> _RECORDS FOR THE EXERCISE_

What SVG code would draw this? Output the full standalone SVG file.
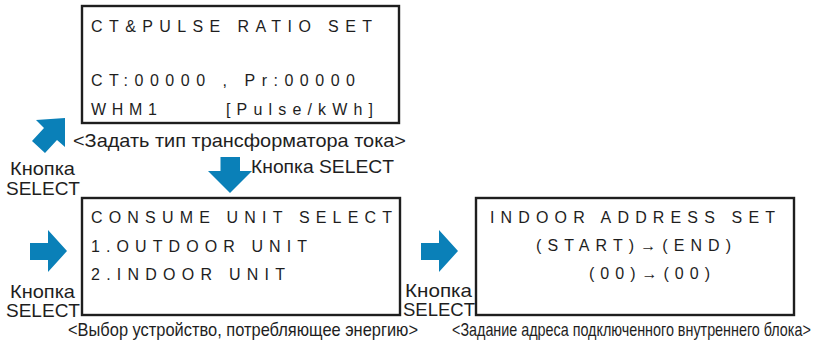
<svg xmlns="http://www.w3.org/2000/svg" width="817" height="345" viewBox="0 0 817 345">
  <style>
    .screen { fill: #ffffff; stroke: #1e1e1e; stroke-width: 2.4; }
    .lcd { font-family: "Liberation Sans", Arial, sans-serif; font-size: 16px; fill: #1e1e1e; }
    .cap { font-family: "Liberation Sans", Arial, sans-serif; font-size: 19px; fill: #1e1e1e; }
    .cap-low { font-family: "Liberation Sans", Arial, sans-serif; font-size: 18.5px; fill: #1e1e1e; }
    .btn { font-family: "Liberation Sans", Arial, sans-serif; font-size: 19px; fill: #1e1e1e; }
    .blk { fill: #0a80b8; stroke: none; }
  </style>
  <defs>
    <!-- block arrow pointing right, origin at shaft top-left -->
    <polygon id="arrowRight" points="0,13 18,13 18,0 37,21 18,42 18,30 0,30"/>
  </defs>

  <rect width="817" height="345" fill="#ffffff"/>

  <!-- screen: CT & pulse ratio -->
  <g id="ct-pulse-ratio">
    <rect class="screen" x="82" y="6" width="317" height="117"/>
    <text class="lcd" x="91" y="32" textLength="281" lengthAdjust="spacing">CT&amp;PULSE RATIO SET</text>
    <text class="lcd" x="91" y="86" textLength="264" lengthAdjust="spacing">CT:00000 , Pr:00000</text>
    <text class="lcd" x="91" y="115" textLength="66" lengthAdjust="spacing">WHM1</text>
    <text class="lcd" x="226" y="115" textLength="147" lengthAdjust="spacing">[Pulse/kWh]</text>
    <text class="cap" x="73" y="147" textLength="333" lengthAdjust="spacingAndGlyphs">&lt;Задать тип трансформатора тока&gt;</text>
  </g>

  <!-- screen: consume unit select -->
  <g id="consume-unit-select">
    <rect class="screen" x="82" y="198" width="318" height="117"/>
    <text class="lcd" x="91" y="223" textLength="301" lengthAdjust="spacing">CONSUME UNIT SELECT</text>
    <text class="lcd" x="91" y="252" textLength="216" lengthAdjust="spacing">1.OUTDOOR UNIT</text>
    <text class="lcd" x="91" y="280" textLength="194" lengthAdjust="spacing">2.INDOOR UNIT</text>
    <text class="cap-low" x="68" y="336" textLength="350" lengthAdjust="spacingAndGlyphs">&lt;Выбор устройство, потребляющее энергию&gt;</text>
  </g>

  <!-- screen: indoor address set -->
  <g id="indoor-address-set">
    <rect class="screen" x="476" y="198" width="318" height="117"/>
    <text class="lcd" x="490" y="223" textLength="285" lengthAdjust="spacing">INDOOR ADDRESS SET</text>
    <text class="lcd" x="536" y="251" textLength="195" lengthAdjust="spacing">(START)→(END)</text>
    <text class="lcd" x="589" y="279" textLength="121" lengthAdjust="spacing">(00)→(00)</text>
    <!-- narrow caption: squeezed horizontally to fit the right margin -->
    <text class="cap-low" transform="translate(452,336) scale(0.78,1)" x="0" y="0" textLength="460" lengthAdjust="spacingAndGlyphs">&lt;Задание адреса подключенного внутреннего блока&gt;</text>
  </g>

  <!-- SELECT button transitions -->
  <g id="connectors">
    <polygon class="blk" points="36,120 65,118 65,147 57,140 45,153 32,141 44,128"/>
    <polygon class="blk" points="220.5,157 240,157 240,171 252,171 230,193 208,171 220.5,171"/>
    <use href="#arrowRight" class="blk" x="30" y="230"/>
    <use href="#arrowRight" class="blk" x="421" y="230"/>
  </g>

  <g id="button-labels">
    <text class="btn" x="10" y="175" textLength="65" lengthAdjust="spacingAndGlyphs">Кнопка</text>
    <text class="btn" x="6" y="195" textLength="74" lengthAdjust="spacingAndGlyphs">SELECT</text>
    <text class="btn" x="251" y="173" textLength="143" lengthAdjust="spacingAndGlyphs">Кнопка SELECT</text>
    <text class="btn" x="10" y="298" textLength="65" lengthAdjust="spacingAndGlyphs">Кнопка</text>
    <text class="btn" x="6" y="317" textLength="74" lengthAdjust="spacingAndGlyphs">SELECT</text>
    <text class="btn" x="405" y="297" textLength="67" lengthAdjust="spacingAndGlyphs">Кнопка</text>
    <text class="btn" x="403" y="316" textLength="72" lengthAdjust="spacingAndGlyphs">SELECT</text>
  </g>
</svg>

...

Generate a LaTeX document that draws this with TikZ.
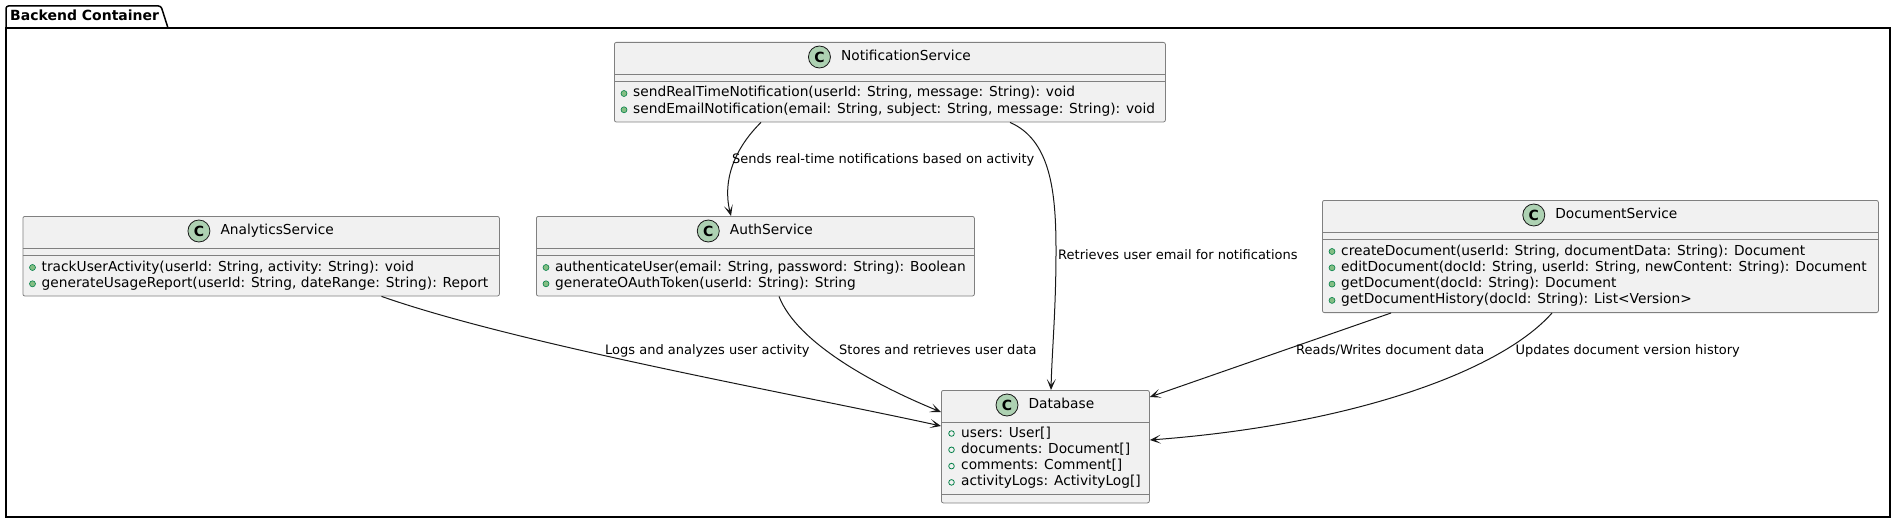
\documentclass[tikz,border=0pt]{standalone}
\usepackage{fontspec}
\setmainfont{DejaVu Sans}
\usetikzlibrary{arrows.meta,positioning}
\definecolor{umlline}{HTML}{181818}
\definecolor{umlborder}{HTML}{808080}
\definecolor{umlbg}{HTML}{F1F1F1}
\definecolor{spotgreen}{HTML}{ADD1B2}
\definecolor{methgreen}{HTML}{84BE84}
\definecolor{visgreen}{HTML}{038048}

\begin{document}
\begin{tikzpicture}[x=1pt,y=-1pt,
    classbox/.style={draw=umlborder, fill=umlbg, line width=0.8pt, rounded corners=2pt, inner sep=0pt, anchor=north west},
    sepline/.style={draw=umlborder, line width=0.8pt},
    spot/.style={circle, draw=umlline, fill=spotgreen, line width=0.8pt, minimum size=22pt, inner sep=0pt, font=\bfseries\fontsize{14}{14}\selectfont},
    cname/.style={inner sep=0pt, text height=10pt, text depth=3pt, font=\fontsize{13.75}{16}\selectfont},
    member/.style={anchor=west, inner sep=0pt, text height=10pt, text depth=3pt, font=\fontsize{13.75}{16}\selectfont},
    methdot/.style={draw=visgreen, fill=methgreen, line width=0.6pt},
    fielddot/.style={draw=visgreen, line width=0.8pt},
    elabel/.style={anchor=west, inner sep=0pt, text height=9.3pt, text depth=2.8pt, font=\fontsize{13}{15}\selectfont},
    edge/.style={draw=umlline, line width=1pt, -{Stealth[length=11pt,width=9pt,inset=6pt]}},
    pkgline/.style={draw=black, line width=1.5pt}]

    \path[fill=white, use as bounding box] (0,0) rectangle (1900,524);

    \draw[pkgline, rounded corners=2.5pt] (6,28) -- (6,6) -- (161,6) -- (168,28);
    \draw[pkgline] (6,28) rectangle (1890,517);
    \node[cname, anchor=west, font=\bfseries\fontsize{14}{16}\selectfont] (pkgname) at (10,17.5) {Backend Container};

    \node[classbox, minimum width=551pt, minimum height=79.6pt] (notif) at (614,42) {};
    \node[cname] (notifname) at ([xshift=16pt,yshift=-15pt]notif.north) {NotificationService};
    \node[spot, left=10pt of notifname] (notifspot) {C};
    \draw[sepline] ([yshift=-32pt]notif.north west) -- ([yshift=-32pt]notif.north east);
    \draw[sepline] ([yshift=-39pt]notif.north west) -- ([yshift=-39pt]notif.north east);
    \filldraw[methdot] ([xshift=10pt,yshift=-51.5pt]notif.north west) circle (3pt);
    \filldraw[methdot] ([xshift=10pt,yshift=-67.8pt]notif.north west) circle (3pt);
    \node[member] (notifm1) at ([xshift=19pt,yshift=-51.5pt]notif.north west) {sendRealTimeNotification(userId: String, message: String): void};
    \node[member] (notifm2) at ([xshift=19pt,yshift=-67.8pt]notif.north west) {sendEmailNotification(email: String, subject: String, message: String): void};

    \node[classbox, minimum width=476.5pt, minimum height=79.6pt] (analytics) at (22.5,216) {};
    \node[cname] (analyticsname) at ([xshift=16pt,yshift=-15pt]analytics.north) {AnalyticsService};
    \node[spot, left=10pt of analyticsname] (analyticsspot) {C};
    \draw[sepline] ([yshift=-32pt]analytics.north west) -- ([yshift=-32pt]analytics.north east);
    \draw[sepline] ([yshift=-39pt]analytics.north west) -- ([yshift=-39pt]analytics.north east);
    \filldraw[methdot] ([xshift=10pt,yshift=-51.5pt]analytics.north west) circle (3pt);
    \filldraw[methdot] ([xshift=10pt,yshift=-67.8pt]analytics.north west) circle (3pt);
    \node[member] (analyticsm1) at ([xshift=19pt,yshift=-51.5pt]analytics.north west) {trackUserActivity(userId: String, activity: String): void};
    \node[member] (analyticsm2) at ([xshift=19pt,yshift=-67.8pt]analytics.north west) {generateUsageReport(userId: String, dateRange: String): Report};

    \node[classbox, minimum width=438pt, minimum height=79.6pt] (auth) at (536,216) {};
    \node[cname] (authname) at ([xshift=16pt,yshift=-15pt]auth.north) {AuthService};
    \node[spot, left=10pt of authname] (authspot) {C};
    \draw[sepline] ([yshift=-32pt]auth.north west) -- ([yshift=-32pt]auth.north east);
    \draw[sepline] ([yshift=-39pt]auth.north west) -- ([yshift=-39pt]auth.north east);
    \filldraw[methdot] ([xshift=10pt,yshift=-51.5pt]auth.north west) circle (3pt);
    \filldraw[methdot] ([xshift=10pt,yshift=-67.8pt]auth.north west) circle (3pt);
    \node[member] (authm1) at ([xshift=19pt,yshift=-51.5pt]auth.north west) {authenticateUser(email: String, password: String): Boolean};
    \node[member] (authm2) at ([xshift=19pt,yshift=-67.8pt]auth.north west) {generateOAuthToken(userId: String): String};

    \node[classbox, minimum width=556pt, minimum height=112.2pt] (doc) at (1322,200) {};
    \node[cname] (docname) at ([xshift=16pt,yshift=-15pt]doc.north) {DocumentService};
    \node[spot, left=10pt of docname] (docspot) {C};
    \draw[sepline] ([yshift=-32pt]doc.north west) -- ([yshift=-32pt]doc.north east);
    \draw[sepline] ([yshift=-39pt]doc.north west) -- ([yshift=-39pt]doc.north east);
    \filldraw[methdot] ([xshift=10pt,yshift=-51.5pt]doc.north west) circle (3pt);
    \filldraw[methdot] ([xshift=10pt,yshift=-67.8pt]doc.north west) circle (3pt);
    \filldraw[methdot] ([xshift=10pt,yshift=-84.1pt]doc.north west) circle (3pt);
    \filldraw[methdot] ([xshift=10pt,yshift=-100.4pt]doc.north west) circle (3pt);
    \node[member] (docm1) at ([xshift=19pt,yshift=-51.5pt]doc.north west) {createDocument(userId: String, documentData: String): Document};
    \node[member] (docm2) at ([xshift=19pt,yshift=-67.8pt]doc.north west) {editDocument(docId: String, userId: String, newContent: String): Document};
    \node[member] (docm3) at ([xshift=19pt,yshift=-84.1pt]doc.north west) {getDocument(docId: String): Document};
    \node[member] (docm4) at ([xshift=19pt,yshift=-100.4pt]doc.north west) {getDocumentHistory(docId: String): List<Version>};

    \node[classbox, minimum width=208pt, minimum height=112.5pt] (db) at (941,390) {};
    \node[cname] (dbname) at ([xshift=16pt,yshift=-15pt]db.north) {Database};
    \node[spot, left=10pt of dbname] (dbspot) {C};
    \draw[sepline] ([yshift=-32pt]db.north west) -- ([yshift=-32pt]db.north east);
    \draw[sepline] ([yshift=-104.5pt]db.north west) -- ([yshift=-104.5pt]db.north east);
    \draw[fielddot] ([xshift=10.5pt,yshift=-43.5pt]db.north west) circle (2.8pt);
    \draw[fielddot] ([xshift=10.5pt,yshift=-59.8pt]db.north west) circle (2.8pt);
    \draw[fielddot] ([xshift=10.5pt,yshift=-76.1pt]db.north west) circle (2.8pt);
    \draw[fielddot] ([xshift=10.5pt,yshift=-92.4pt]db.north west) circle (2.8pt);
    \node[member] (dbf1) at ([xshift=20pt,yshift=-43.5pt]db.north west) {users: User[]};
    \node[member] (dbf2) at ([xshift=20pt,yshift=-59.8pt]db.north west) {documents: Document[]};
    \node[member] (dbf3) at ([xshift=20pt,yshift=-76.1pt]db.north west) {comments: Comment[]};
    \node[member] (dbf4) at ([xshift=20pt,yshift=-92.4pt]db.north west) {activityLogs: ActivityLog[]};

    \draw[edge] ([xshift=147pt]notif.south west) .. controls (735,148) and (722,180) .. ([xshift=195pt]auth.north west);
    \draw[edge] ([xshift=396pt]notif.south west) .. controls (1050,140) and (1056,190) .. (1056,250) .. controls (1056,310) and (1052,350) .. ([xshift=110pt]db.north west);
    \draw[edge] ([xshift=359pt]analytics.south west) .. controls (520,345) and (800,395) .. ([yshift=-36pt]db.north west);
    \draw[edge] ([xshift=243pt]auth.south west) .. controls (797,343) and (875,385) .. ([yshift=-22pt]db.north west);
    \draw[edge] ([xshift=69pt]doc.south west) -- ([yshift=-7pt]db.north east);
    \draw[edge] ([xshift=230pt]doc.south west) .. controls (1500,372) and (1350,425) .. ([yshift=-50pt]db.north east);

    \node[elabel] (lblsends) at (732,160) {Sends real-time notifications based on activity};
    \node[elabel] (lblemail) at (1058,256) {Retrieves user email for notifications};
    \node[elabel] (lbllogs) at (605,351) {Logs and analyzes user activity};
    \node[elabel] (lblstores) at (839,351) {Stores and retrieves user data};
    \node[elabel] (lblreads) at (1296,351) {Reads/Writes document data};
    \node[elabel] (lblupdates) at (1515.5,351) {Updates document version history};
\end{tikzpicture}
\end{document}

--

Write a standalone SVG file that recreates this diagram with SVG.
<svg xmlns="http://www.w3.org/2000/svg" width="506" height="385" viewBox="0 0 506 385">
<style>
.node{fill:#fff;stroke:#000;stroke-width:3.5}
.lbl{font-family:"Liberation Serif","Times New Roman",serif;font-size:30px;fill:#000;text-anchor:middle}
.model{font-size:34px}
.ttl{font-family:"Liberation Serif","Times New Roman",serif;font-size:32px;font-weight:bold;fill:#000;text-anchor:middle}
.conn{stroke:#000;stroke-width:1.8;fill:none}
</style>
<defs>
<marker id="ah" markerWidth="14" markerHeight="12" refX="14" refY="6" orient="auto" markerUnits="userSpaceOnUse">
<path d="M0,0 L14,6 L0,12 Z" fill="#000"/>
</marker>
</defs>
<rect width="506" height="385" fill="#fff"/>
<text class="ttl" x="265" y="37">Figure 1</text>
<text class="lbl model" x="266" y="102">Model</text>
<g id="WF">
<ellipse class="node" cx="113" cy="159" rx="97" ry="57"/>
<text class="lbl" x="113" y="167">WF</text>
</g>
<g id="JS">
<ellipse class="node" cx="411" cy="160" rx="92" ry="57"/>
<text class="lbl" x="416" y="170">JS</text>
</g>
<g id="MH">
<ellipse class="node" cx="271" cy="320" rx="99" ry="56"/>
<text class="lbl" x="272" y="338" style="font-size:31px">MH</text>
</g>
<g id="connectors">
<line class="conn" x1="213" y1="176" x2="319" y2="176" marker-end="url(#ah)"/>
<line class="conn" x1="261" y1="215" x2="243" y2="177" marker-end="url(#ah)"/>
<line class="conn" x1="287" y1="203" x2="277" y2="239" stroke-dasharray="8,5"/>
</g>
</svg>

> _INSTRUCTION_
Pick out the part that begins with the line containing "Generate a LaTeX" and finishes with the line containing "(pkgname) at (10,17.5)", both included. Restate it exactly, without images.

> _THE RESPONSE_
Generate a LaTeX document that draws this with TikZ.
\documentclass[tikz,border=0pt]{standalone}
\usepackage{fontspec}
\setmainfont{DejaVu Sans}
\usetikzlibrary{arrows.meta,positioning}
\definecolor{umlline}{HTML}{181818}
\definecolor{umlborder}{HTML}{808080}
\definecolor{umlbg}{HTML}{F1F1F1}
\definecolor{spotgreen}{HTML}{ADD1B2}
\definecolor{methgreen}{HTML}{84BE84}
\definecolor{visgreen}{HTML}{038048}

\begin{document}
\begin{tikzpicture}[x=1pt,y=-1pt,
    classbox/.style={draw=umlborder, fill=umlbg, line width=0.8pt, rounded corners=2pt, inner sep=0pt, anchor=north west},
    sepline/.style={draw=umlborder, line width=0.8pt},
    spot/.style={circle, draw=umlline, fill=spotgreen, line width=0.8pt, minimum size=22pt, inner sep=0pt, font=\bfseries\fontsize{14}{14}\selectfont},
    cname/.style={inner sep=0pt, text height=10pt, text depth=3pt, font=\fontsize{13.75}{16}\selectfont},
    member/.style={anchor=west, inner sep=0pt, text height=10pt, text depth=3pt, font=\fontsize{13.75}{16}\selectfont},
    methdot/.style={draw=visgreen, fill=methgreen, line width=0.6pt},
    fielddot/.style={draw=visgreen, line width=0.8pt},
    elabel/.style={anchor=west, inner sep=0pt, text height=9.3pt, text depth=2.8pt, font=\fontsize{13}{15}\selectfont},
    edge/.style={draw=umlline, line width=1pt, -{Stealth[length=11pt,width=9pt,inset=6pt]}},
    pkgline/.style={draw=black, line width=1.5pt}]

    \path[fill=white, use as bounding box] (0,0) rectangle (1900,524);

    \draw[pkgline, rounded corners=2.5pt] (6,28) -- (6,6) -- (161,6) -- (168,28);
    \draw[pkgline] (6,28) rectangle (1890,517);
    \node[cname, anchor=west, font=\bfseries\fontsize{14}{16}\selectfont] (pkgname) at (10,17.5) {Backend Container};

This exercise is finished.